§ Exercise:
Reproduce every line of the material below, but drop the pictures.

— Start —

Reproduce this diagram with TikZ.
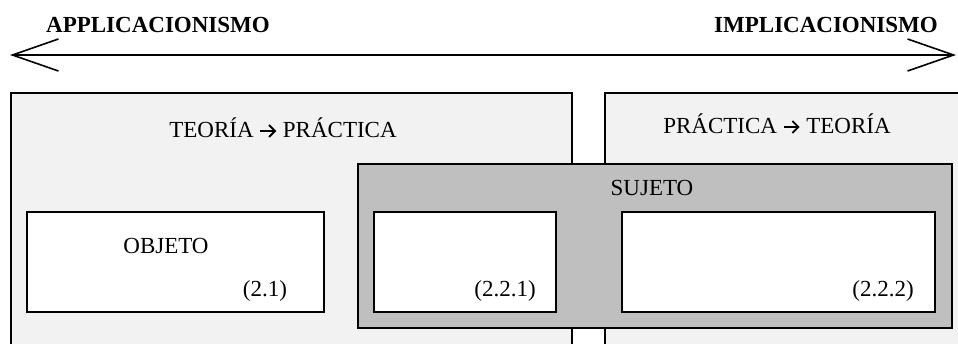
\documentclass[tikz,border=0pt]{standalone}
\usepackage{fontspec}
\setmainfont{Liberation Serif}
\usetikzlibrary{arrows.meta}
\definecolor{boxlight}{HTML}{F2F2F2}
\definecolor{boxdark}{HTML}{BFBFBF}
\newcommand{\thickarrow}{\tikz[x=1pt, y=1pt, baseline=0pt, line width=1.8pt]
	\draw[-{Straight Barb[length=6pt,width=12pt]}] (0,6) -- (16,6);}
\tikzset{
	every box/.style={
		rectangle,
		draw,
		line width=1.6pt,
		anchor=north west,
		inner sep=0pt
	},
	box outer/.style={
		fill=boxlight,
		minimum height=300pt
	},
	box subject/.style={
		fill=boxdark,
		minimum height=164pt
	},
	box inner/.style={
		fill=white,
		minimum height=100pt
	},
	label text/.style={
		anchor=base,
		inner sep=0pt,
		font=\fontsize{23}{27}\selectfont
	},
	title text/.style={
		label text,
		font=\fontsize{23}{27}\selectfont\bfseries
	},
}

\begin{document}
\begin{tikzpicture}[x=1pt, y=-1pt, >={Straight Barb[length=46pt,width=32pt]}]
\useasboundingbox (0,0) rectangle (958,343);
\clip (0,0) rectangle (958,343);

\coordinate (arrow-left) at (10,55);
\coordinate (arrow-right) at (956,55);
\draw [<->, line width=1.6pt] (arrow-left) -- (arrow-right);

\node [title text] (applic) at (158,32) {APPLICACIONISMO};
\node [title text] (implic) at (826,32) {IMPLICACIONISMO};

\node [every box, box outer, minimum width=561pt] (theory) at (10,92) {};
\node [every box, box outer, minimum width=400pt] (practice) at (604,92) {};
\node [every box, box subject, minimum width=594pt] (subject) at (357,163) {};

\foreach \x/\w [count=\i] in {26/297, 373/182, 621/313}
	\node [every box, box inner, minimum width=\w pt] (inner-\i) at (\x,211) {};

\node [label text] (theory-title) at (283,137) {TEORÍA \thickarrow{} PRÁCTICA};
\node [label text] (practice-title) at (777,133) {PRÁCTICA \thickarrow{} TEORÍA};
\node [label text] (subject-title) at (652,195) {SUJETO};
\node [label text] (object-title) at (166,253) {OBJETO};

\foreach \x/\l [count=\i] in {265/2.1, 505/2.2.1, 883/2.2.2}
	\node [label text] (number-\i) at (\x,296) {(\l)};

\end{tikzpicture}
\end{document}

— End —

§ Finished exercise:
Reproduce this diagram with TikZ.
\documentclass[tikz,border=0pt]{standalone}
\usepackage{fontspec}
\setmainfont{Liberation Serif}
\usetikzlibrary{arrows.meta}
\definecolor{boxlight}{HTML}{F2F2F2}
\definecolor{boxdark}{HTML}{BFBFBF}
\newcommand{\thickarrow}{\tikz[x=1pt, y=1pt, baseline=0pt, line width=1.8pt]
	\draw[-{Straight Barb[length=6pt,width=12pt]}] (0,6) -- (16,6);}
\tikzset{
	every box/.style={
		rectangle,
		draw,
		line width=1.6pt,
		anchor=north west,
		inner sep=0pt
	},
	box outer/.style={
		fill=boxlight,
		minimum height=300pt
	},
	box subject/.style={
		fill=boxdark,
		minimum height=164pt
	},
	box inner/.style={
		fill=white,
		minimum height=100pt
	},
	label text/.style={
		anchor=base,
		inner sep=0pt,
		font=\fontsize{23}{27}\selectfont
	},
	title text/.style={
		label text,
		font=\fontsize{23}{27}\selectfont\bfseries
	},
}

\begin{document}
\begin{tikzpicture}[x=1pt, y=-1pt, >={Straight Barb[length=46pt,width=32pt]}]
\useasboundingbox (0,0) rectangle (958,343);
\clip (0,0) rectangle (958,343);

\coordinate (arrow-left) at (10,55);
\coordinate (arrow-right) at (956,55);
\draw [<->, line width=1.6pt] (arrow-left) -- (arrow-right);

\node [title text] (applic) at (158,32) {APPLICACIONISMO};
\node [title text] (implic) at (826,32) {IMPLICACIONISMO};

\node [every box, box outer, minimum width=561pt] (theory) at (10,92) {};
\node [every box, box outer, minimum width=400pt] (practice) at (604,92) {};
\node [every box, box subject, minimum width=594pt] (subject) at (357,163) {};

\foreach \x/\w [count=\i] in {26/297, 373/182, 621/313}
	\node [every box, box inner, minimum width=\w pt] (inner-\i) at (\x,211) {};

\node [label text] (theory-title) at (283,137) {TEORÍA \thickarrow{} PRÁCTICA};
\node [label text] (practice-title) at (777,133) {PRÁCTICA \thickarrow{} TEORÍA};
\node [label text] (subject-title) at (652,195) {SUJETO};
\node [label text] (object-title) at (166,253) {OBJETO};

\foreach \x/\l [count=\i] in {265/2.1, 505/2.2.1, 883/2.2.2}
	\node [label text] (number-\i) at (\x,296) {(\l)};

\end{tikzpicture}
\end{document}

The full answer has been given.